However, the trespasser exception does not apply if the “trespasser” is actually a child. Children are not legally considered as trespassers, even if they were present on a property they were not allowed to be on. Owners have different legal responsibilities to protect children from harm if they wander onto their property.

The law accounts for the fact that children are not as acutely aware of hazards as adults. Therefore, property owners must take precautions to prevent injury to children who may enter their yard, residence, or business. The concept of “attractive nuisance” defines how injuries to children may occur and the legal responsibility of property owners to keep kids safe.
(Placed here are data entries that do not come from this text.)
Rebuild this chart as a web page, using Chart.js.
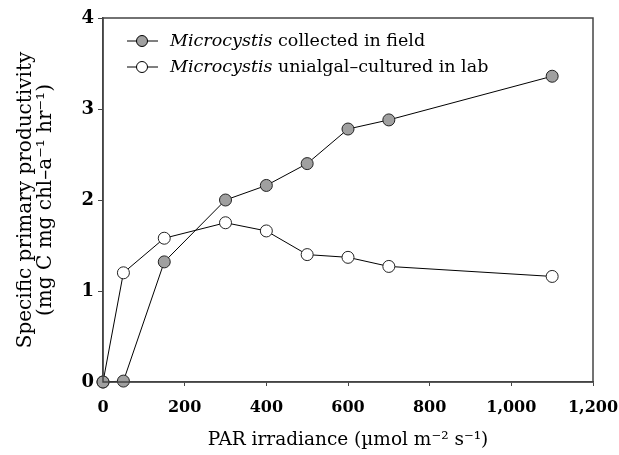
<!DOCTYPE html>
<html>
<head>
<meta charset="utf-8">
<script src="https://cdn.jsdelivr.net/npm/chart.js@4"></script>
<style>
  html, body { margin: 0; padding: 0; background: #fff; }
  #wrap { width: 619px; height: 455px; }
</style>
</head>
<body>
<div id="wrap"><canvas id="c" width="619" height="455"></canvas></div>
<script>
const irradiance = [0, 50, 150, 300, 400, 500, 600, 700, 1100];
const fieldValues = [0, 0.01, 1.32, 2.0, 2.16, 2.4, 2.78, 2.88, 3.36];
const labValues = [0, 1.2, 1.58, 1.75, 1.66, 1.4, 1.37, 1.27, 1.16];
const seriesNames = ['collected in field', 'unialgal\u2013cultured in lab'];
const xTicks = [0, 200, 400, 600, 800, 1000, 1200];
const yTicks = [0, 1, 2, 3, 4];

const serif = '"DejaVu Serif", "Liberation Serif", serif';

const toPoints = vals => irradiance.map((x, i) => ({ x, y: vals[i] }));

// frame around the plot + legend with italic genus name
const framePlugin = {
  id: 'frame',
  afterDraw(chart) {
    const { ctx, chartArea: a } = chart;
    ctx.save();
    ctx.strokeStyle = '#444';
    ctx.lineWidth = 1.5;
    ctx.strokeRect(a.left, a.top, a.right - a.left, a.bottom - a.top);

    const rows = [
      { y: 41, fill: '#a0a0a0' },
      { y: 67, fill: '#fff' }
    ];
    rows.forEach((r, i) => {
      const x0 = 127, x1 = 158, cx = 142;
      ctx.strokeStyle = '#000';
      ctx.lineWidth = 1;
      ctx.beginPath(); ctx.moveTo(x0, r.y); ctx.lineTo(x1, r.y); ctx.stroke();
      ctx.beginPath(); ctx.arc(cx, r.y, 5.5, 0, Math.PI * 2);
      ctx.fillStyle = r.fill; ctx.fill(); ctx.stroke();
      ctx.fillStyle = '#000';
      ctx.textBaseline = 'middle';
      ctx.font = 'italic 17.5px ' + serif;
      ctx.fillText('Microcystis', 170, r.y);
      const w = ctx.measureText('Microcystis').width;
      ctx.font = '17.5px ' + serif;
      ctx.fillText(' ' + seriesNames[i], 170 + w, r.y);
    });
    ctx.restore();
  }
};

new Chart(document.getElementById('c'), {
  type: 'line',
  data: {
    datasets: [
      {
        label: 'Microcystis ' + seriesNames[0],
        data: toPoints(fieldValues),
        borderColor: '#000', borderWidth: 1,
        pointRadius: 6, pointBackgroundColor: '#a0a0a0', pointBorderColor: '#222', pointBorderWidth: 1,
        clip: false, tension: 0
      },
      {
        label: 'Microcystis ' + seriesNames[1],
        data: toPoints(labValues),
        borderColor: '#000', borderWidth: 1,
        pointRadius: 6, pointBackgroundColor: '#fff', pointBorderColor: '#222', pointBorderWidth: 1,
        clip: false, tension: 0
      }
    ]
  },
  options: {
    responsive: false,
    animation: false,
    layout: { padding: { top: 18, right: 0, left: 12, bottom: 0 } },
    plugins: { legend: { display: false }, tooltip: { enabled: false } },
    scales: {
      x: {
        type: 'linear', min: 0, max: 1200,
        afterBuildTicks: s => { s.ticks = xTicks.map(v => ({ value: v })); },
        afterFit: s => { s.height = 73; s.paddingRight = 26; s.paddingLeft = 0; },
        ticks: {
          color: '#000', font: { family: serif, size: 16, weight: 'bold' }, padding: 12,
          callback: v => v.toLocaleString('en-US')
        },
        grid: { drawOnChartArea: false, tickLength: 4, color: '#444' },
        border: { color: '#444', width: 1.5 },
        title: {
          display: true, text: 'PAR irradiance (\u00b5mol m\u207b\u00b2 s\u207b\u00b9)',
          color: '#000', font: { family: serif, size: 18.5 }, padding: { top: 6 }
        }
      },
      y: {
        type: 'linear', min: 0, max: 4,
        afterBuildTicks: s => { s.ticks = yTicks.map(v => ({ value: v })); },
        afterFit: s => { s.width = 91; },
        ticks: { color: '#000', font: { family: serif, size: 18, weight: 'bold' }, padding: 4 },
        grid: { drawOnChartArea: false, tickLength: 5, color: '#444' },
        border: { color: '#444', width: 1.5 },
        title: {
          display: true,
          text: ['Specific primary productivity', '(mg C mg chl\u2013a\u207b\u00b9 hr\u207b\u00b9)'],
          color: '#000', font: { family: serif, size: 20, lineHeight: 1.0 }, padding: { bottom: 6 }
        }
      }
    }
  },
  plugins: [framePlugin]
});
</script>
</body>
</html>
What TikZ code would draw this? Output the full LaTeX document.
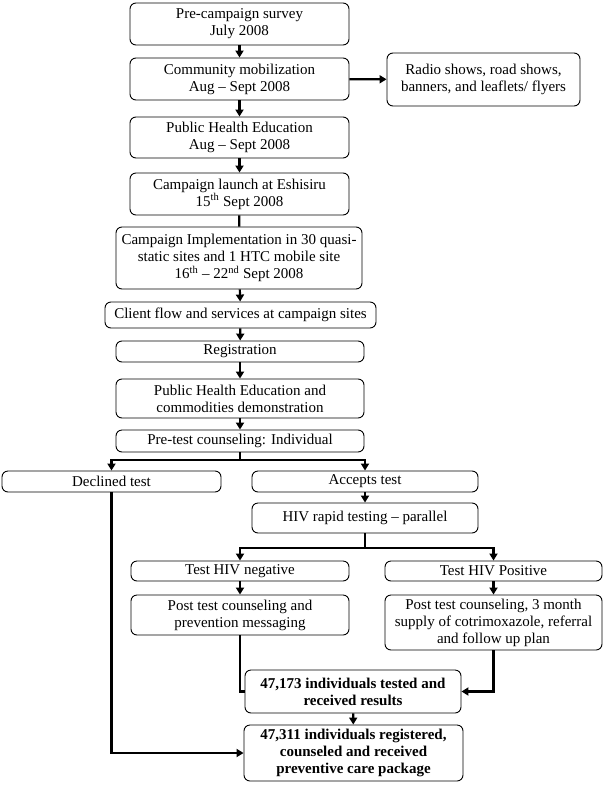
\documentclass[tikz,border=0pt]{standalone}
\usepackage{fontspec}
\setmainfont{Liberation Serif}
\usetikzlibrary{arrows.meta}
\begin{document}
\begin{tikzpicture}[x=1pt,y=-1pt,line join=round,
    box/.style={draw,line width=0.9pt,rounded corners=6pt,align=center,inner sep=1pt,
      font=\fontsize{15}{17}\selectfont},
    ln/.style={line width=2.2pt,line cap=butt,line join=miter},
    arr/.style={ln,-{Triangle[length=7pt,width=8pt]}}]
        \useasboundingbox (0,0) rectangle (604,785);
        \node[box,minimum width=219pt,minimum height=42pt] (pre) at (239.5,24) {Pre-campaign survey\\July 2008};
        \node[box,minimum width=219pt,minimum height=42pt] (mob) at (239.5,79) {Community mobilization\\Aug -- Sept 2008};
        \node[box,minimum width=193pt,minimum height=53pt] (radio) at (483.5,79.5) {Radio shows, road shows,\\banners, and leaflets/ flyers};
        \node[box,minimum width=219pt,minimum height=41pt] (phe) at (239.5,137.5) {Public Health Education\\Aug -- Sept 2008};
        \node[box,minimum width=219pt,minimum height=42pt] (launch) at (239.5,194) {Campaign launch at Eshisiru\\15\textsuperscript{th} Sept 2008};
        \node[box,minimum width=246pt,minimum height=62pt] (impl) at (239,258) {Campaign Implementation in 30 quasi-\\static sites and 1 HTC mobile site\\16\textsuperscript{th} -- 22\textsuperscript{nd} Sept 2008};
        \node[box,minimum width=271pt,minimum height=26pt] (client) at (240.5,315) {Client flow and services at campaign sites};
        \node[box,minimum width=248pt,minimum height=21pt] (reg) at (240,351.5) {Registration};
        \node[box,minimum width=248pt,minimum height=39pt] (demo) at (240,398.5) {Public Health Education and\\commodities demonstration};
        \node[box,minimum width=248pt,minimum height=22pt] (pretest) at (240,441) {Pre-test counseling: Individual};
        \node[box,minimum width=219pt,minimum height=21pt] (declined) at (111.5,481.5) {Declined test};
        \node[box,minimum width=226pt,minimum height=21pt] (accepts) at (365,481.5) {Accepts test};
        \node[box,minimum width=226pt,minimum height=30pt] (rapid) at (365,518) {HIV rapid testing -- parallel};
        \node[box,minimum width=218pt,minimum height=20pt] (neg) at (240,571) {Test HIV negative};
        \node[box,minimum width=217pt,minimum height=20pt] (pos) at (493.5,571) {Test HIV Positive};
        \node[box,minimum width=218pt,minimum height=40pt] (postneg) at (240,615) {Post test counseling and\\prevention messaging};
        \node[box,minimum width=217pt,minimum height=55pt] (postpos) at (493.5,622.5) {Post test counseling, 3 month\\supply of cotrimoxazole, referral\\and follow up plan};
        \node[box,font=\fontsize{15}{17}\selectfont\bfseries,minimum width=216pt,minimum height=43pt] (tested) at (353,691.5) {47,173 individuals tested and\\received results};
        \node[box,font=\fontsize{15}{17}\selectfont\bfseries,minimum width=219pt,minimum height=56pt] (total) at (353.5,753) {47,311 individuals registered,\\counseled and received\\preventive care package};

        \coordinate (s1) at (240,460);
        \coordinate (s2) at (365,548);

        \draw[arr] (pre) -- (mob);
        \draw[arr] (mob) -- (radio);
        \draw[arr] (mob) -- (phe);
        \draw[arr] (phe) -- (launch);
        \draw[ln] (launch) -- (impl);
        \draw[arr] (impl) -- (client);
        \draw[arr] (client) -- (reg);
        \draw[arr] (reg) -- (demo);
        \draw[arr] (demo) -- (pretest);
        \draw[ln] (pretest) -- (s1);
        \draw[arr] (s1) -| (declined);
        \draw[arr] (s1) -| (accepts);
        \draw[arr] (accepts) -- (rapid);
        \draw[ln] (rapid) -- (s2);
        \draw[arr] (s2) -| (neg);
        \draw[arr] (s2) -| (pos);
        \draw[arr] (neg) -- (postneg);
        \draw[arr] (pos) -- (postpos);
        \draw[ln] (postneg) |- (tested);
        \draw[arr] (postpos) |- (tested);
        \draw[arr] (tested) -- (total);
        \draw[arr] (declined) |- (total);
      \end{tikzpicture}
\end{document}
What is an Attractive Nuisance?

“Attractive nuisance” is a term that describes any hazard on a property that could potentially attract a child to the property and cause harm. Property owners have a legal responsibility to identify attractive nuisances at their residence or business and take measures to minimize the danger that the attractive nuisance presents.

An example of an attractive nuisance is a swimming pool. If a pool is accessible to children who may enter a yard, property owners have a responsibility to prevent injury. This can be done by building a fence around the pool, for example.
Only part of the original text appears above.